Michael: So he puts it not in chronological order but he puts it in style or sense order. There is one disk that has a warning that says do not play track, you can play track one and track two on a regular CD player but after that it's CD ROM. There are a couple of movies of Frank performing.
Bob: In the CD ROM?
Michael: On the CD ROM, and there is some video files in there with the background music and everything with it and some short clips.
Bob: But he's perfect for CD ROM, that's why it will be his year because CD ROM is peaking and people are getting it and he's the guy to get.
Michael: And the other one was a DVD disk with some old interviews that were done by Frank. You see the ones that are on the CD ROM are fifteen-frame stuff.
Bob: What does that mean?
Michael: Fifteen frames a second. Regular TV is sixty frames a second. Fifteen frames is slow but you can still put it on a computer.
Bob: Oh, you're talking computer-frame?
Michael: Fifteen frames a second is all that computers can handle at this time unless you've got expensive stuff, and this goes for anyone who has a CD ROM on their computer. The other disk, the DVD disk, is one of the first DVD's produced that isn't a movie, it's a series of interviews with Frank Zappa from a number of compilations from all over, and his wife has them. She has them on tape and film.
Bob: Yeah, they have everything in their vaults. But I'm not sure what is the difference between the first one and the second?

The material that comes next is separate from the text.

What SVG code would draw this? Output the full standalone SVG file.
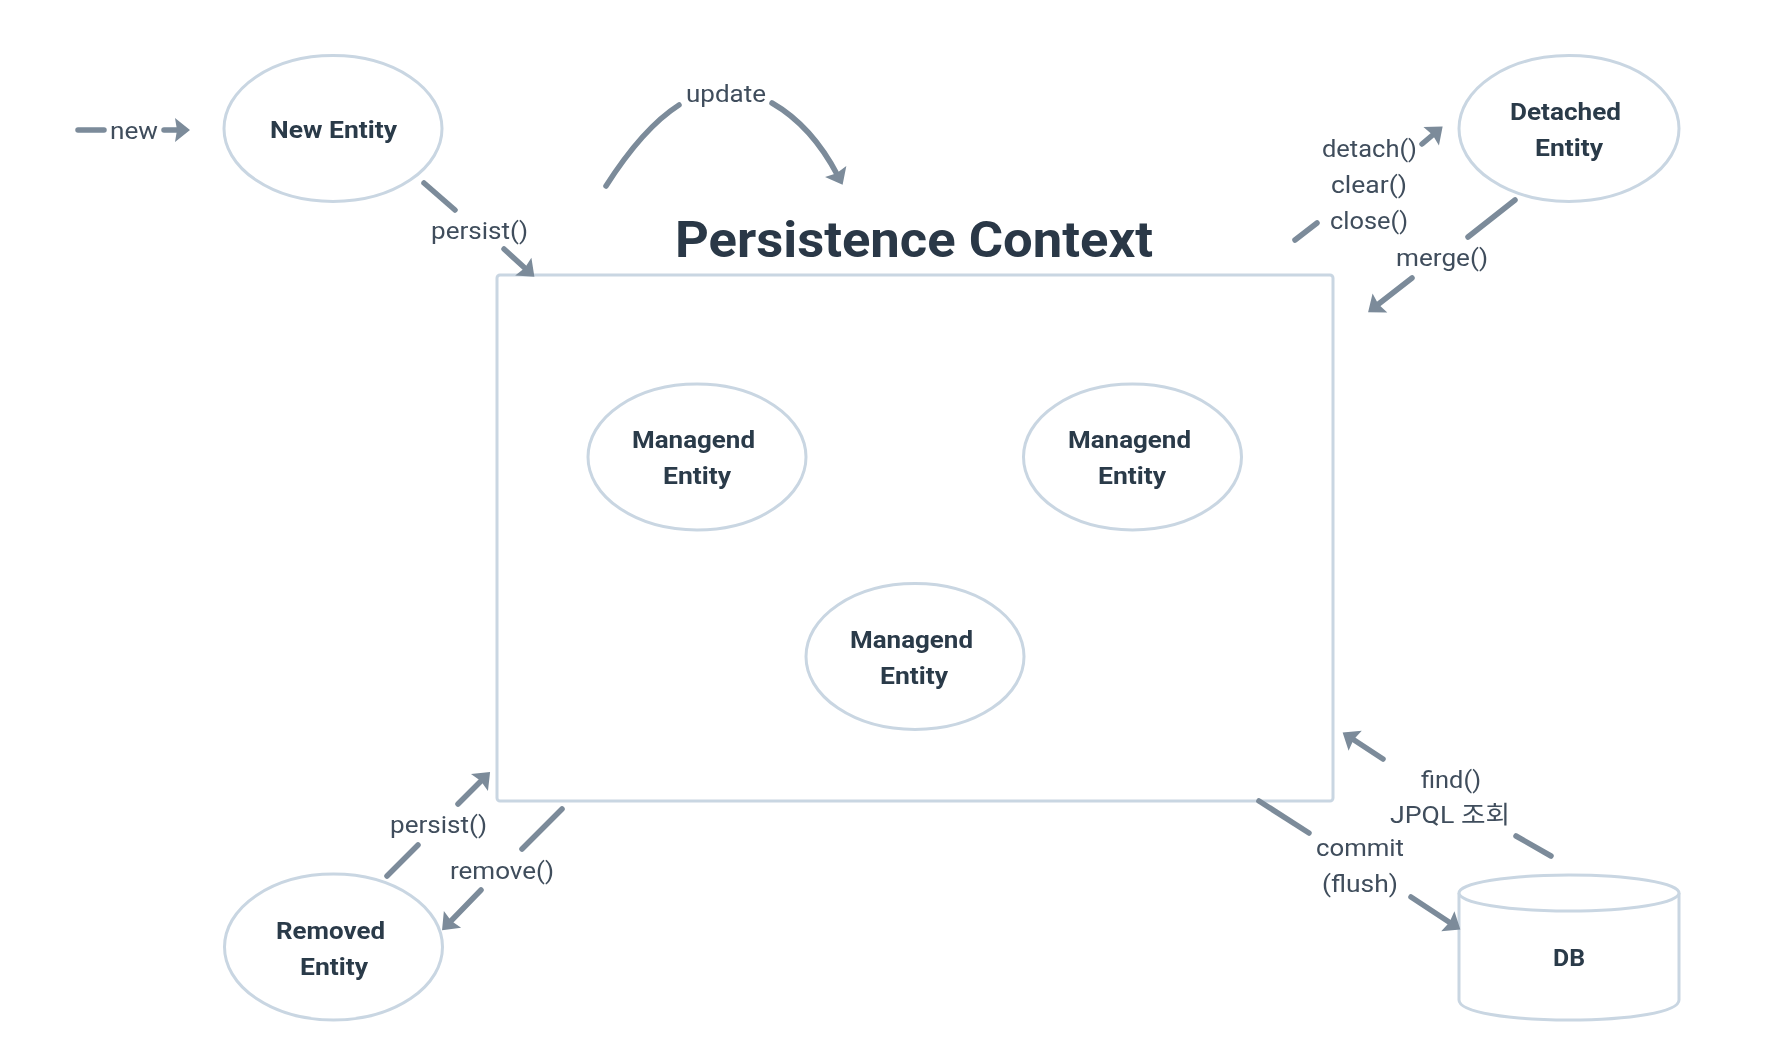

Michael: Oh, the second one you can put it on a computer and it's got a lot of reference stuff in there. The CD ROM has fifteen frames a second stuff.
Bob: How is it different from the other one?

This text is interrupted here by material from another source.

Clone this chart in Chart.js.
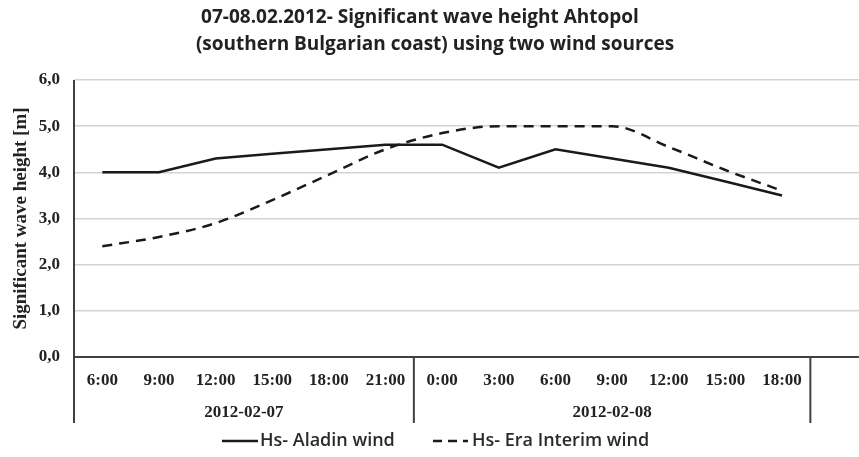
<!DOCTYPE html>
<html>
<head>
<meta charset="utf-8">
<script src="https://cdn.jsdelivr.net/npm/chart.js@4.4.0/dist/chart.umd.min.js"></script>
<style>
	html, body { margin: 0; padding: 0; background: #fff; overflow: hidden; }
	#wrap { width: 867px; height: 457px; position: relative; }
</style>
</head>
<body>
<div id="wrap"><canvas id="waveChart"></canvas></div>
<script>
// Data
var hours = ["6:00", "9:00", "12:00", "15:00", "18:00", "21:00", "0:00", "3:00", "6:00", "9:00", "12:00", "15:00", "18:00", ""];
var days = ["2012-02-07", "2012-02-08"];
var dayStart = [0, 6];
var dayEnd = [5, 12];
var aladin = [4.0, 4.0, 4.3, 4.4, 4.5, 4.6, 4.6, 4.1, 4.5, 4.3, 4.1, 3.8, 3.5, null];
var eraInterim = [2.4, 2.6, 2.9, 3.4, 3.95, 4.5, 4.85, 5.0, 5.0, 5.0, 4.55, 4.05, 3.6, null];
var titleLines = ["07-08.02.2012- Significant wave height Ahtopol", "(southern Bulgarian coast) using two wind sources"];
var seriesNames = ["Hs- Aladin wind", "Hs- Era Interim wind"];

var serif = "'Liberation Serif', 'Times New Roman', serif";
var sans = "'Open Sans', 'Noto Sans', sans-serif";

// Title, grouped category axis and legend
var extras = {
	id: 'extras',
	afterDraw: function(chart) {
		var c = chart.ctx;
		var area = chart.chartArea;
		var x = chart.scales.x;
		c.save();

		// title
		c.fillStyle = '#222';
		c.font = "bold 19px " + sans;
		c.textAlign = 'center';
		c.textBaseline = 'middle';
		c.fillText(titleLines[0], 420, 18);
		c.fillText(titleLines[1], 435, 45);

		// axis box lines
		c.strokeStyle = '#404040';
		c.lineWidth = 2;
		c.beginPath();
		c.moveTo(area.left, area.top);
		c.lineTo(area.left, area.bottom + 66);
		for (var i = 0; i < days.length; i++) {
			var bx = (x.getPixelForValue(dayEnd[i]) + x.getPixelForValue(dayEnd[i] + 1)) / 2;
			c.moveTo(bx, area.bottom);
			c.lineTo(bx, area.bottom + 66);
		}
		c.stroke();

		// day labels
		c.fillStyle = '#222';
		c.font = "bold 17px " + serif;
		for (var i = 0; i < days.length; i++) {
			var l = i === 0 ? area.left : (x.getPixelForValue(dayStart[i]) + x.getPixelForValue(dayStart[i] - 1)) / 2;
			var r = (x.getPixelForValue(dayEnd[i]) + x.getPixelForValue(dayEnd[i] + 1)) / 2;
			c.fillText(days[i], (l + r) / 2, 413);
		}

		// legend
		var ly = 441;
		c.strokeStyle = '#1a1a1a';
		c.lineWidth = 2.5;
		c.beginPath();
		c.moveTo(222, ly);
		c.lineTo(258, ly);
		c.stroke();
		c.setLineDash([9, 6]);
		c.beginPath();
		c.moveTo(433, ly);
		c.lineTo(468, ly);
		c.stroke();
		c.setLineDash([]);
		c.fillStyle = '#2a2a2a';
		c.font = "600 18px " + sans;
		c.textAlign = 'left';
		c.fillText(seriesNames[0], 260, ly);
		c.fillText(seriesNames[1], 472, ly);
		c.restore();
	}
};

var ctx = document.getElementById("waveChart");
var waveChart = new Chart(ctx, {
	type: 'line',
	data: {
		labels: hours,
		datasets: [{
			label: seriesNames[0],
			data: aladin,
			borderColor: '#1a1a1a',
			borderWidth: 2.5,
			pointRadius: 0,
			tension: 0,
			fill: false
		}, {
			label: seriesNames[1],
			data: eraInterim,
			borderColor: '#1a1a1a',
			borderWidth: 2.5,
			borderDash: [10, 7],
			pointRadius: 0,
			cubicInterpolationMode: 'monotone',
			fill: false
		}]
	},
	options: {
		responsive: true,
		maintainAspectRatio: false,
		animation: false,
		layout: {
			padding: { top: 80, left: 0, right: 0, bottom: 0 }
		},
		plugins: {
			legend: { display: false },
			title: { display: false },
			tooltip: { enabled: false }
		},
		scales: {
			x: {
				offset: true,
				grid: { display: false },
				border: { display: true, color: '#404040', width: 2 },
				ticks: {
					color: '#222',
					padding: 5,
					maxRotation: 0,
					autoSkip: false,
					font: { family: serif, size: 17, weight: 'bold' }
				},
				afterFit: function(scale) { scale.height = 100; }
			},
			y: {
				min: 0,
				max: 6,
				grid: { color: '#d4d4d4', lineWidth: 1.5, drawTicks: false },
				border: { display: false },
				ticks: {
					stepSize: 1,
					color: '#222',
					padding: 14,
					font: { family: serif, size: 17, weight: 'bold' },
					callback: function(v) { return v.toFixed(1).replace('.', ','); }
				},
				title: {
					display: true,
					text: 'Significant wave height [m]',
					color: '#222',
					padding: { top: 10, bottom: 0 },
					font: { family: serif, size: 19, weight: 'bold' }
				},
				afterFit: function(scale) { scale.width = 74; }
			}
		}
	},
	plugins: [extras]
});
</script>
</body>
</html>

Michael: It's just seeing him in performance, and the DVD disk is interviews, not performance.
Bob: And because there's less information in an interview...?

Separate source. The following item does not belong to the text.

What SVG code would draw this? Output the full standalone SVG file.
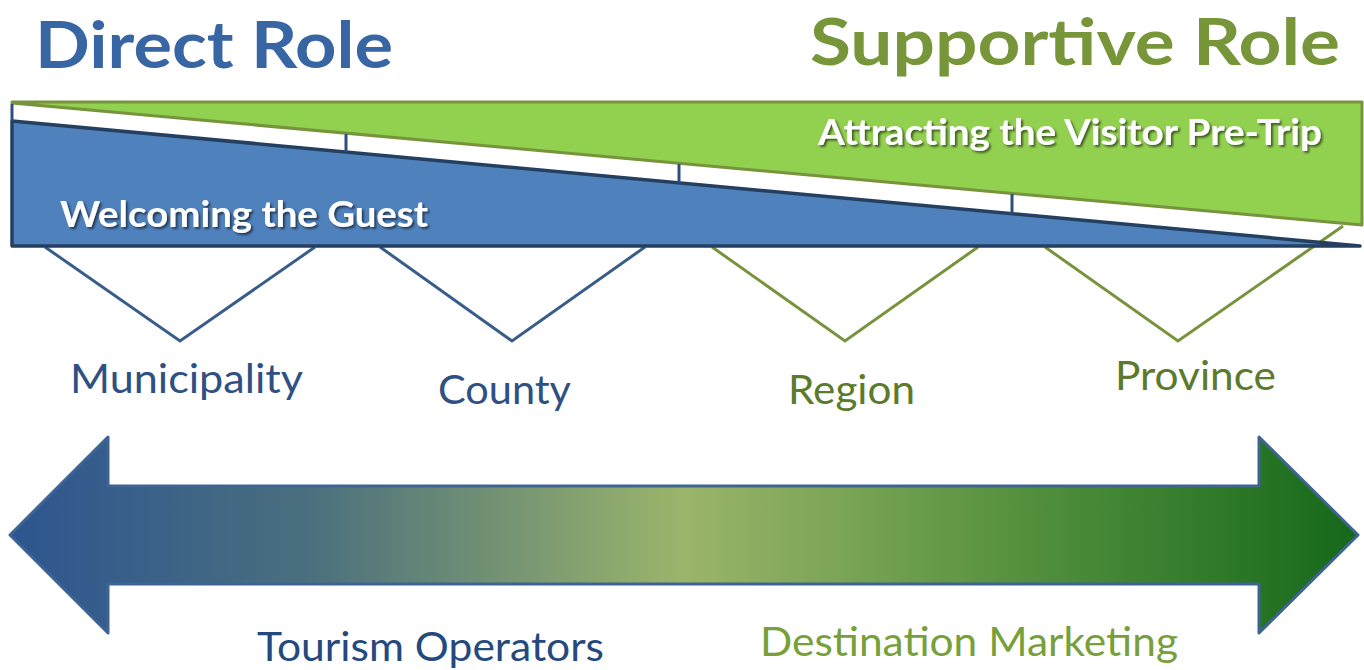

Michael: The DVD disk is one of the first disks that is not a movie, because most of the DVD disks that come out are going to be movies. It's a new technology coming up, but they haven't even been introduced yet. This one is going to be a Frank Zappa DVD disk.
Bob: Because it's going to have an interview, not a movie?
Michael: Oh, lots of interviews.
Bob: It's going to be the first non-movie.
Michael: The first non-movie which will please Frank no end. The first DVD disk for interviews, just a compilation of interviews with Frank across a number of years and there is even his wife on there saying what it's like living with Frank - you know, when you're living with a mind that thinks all the time.
Bob: No one else would put out interviews with Phil Collins or Johnny Carson. It just wouldn't go.
Michael: Nobody has done that yet because the system hasn't even been thought out yet.
Bob: He's going to be the first talking head.
Michael: The first talking head is Frank Zappa. A lot of people are going to say "How right!".
Bob: Well, he considers interviews part of his composition. So it's appropriate.
Michael: It was fascinating how he said "How do you like that set, guy, how do you like that?".
Bob: He was saying that to you - he's really happy to be the first.
Michael: Yeah, oh yeah.
Bob: Okay, thank you for giving me your dream-impressions, Michael.


ADDENDUM: On August 7, 1995 Bob Dobbs met with Nigey Lennon for a freewheeling, seven-hour discussion/interview about Frank Zappa. Lennon is a musician and author whose personal and professional relationship with the late Zappa is described in her book Being Frank: My Time With Frank Zappa (California Classics Books). At the end of the discussion, Dobbs thought it might be interesting to play a tape of the 1994 sessions with the medium, Michael Blake Read, who had "channeled" Zappa and was supposedly passing along the composer's messages from the afterlife. Lennon, who professes to be a rationalist, expressed some skepticism, but she did note that the medium somehow seemed to be aware of a couple of Zappa eccentricities - namely, his tendency to call Stravinsky's The Rite of Spring, "The Rites of Spring", and also his intense obsession with audio gear. She also noticed that at another point in the tape the medium mentioned something that sounded like the "secret word" routine that was featured on Zappa tours. All in all, Nigey felt it was a fitting coda to a very 'pataphysical afternoon!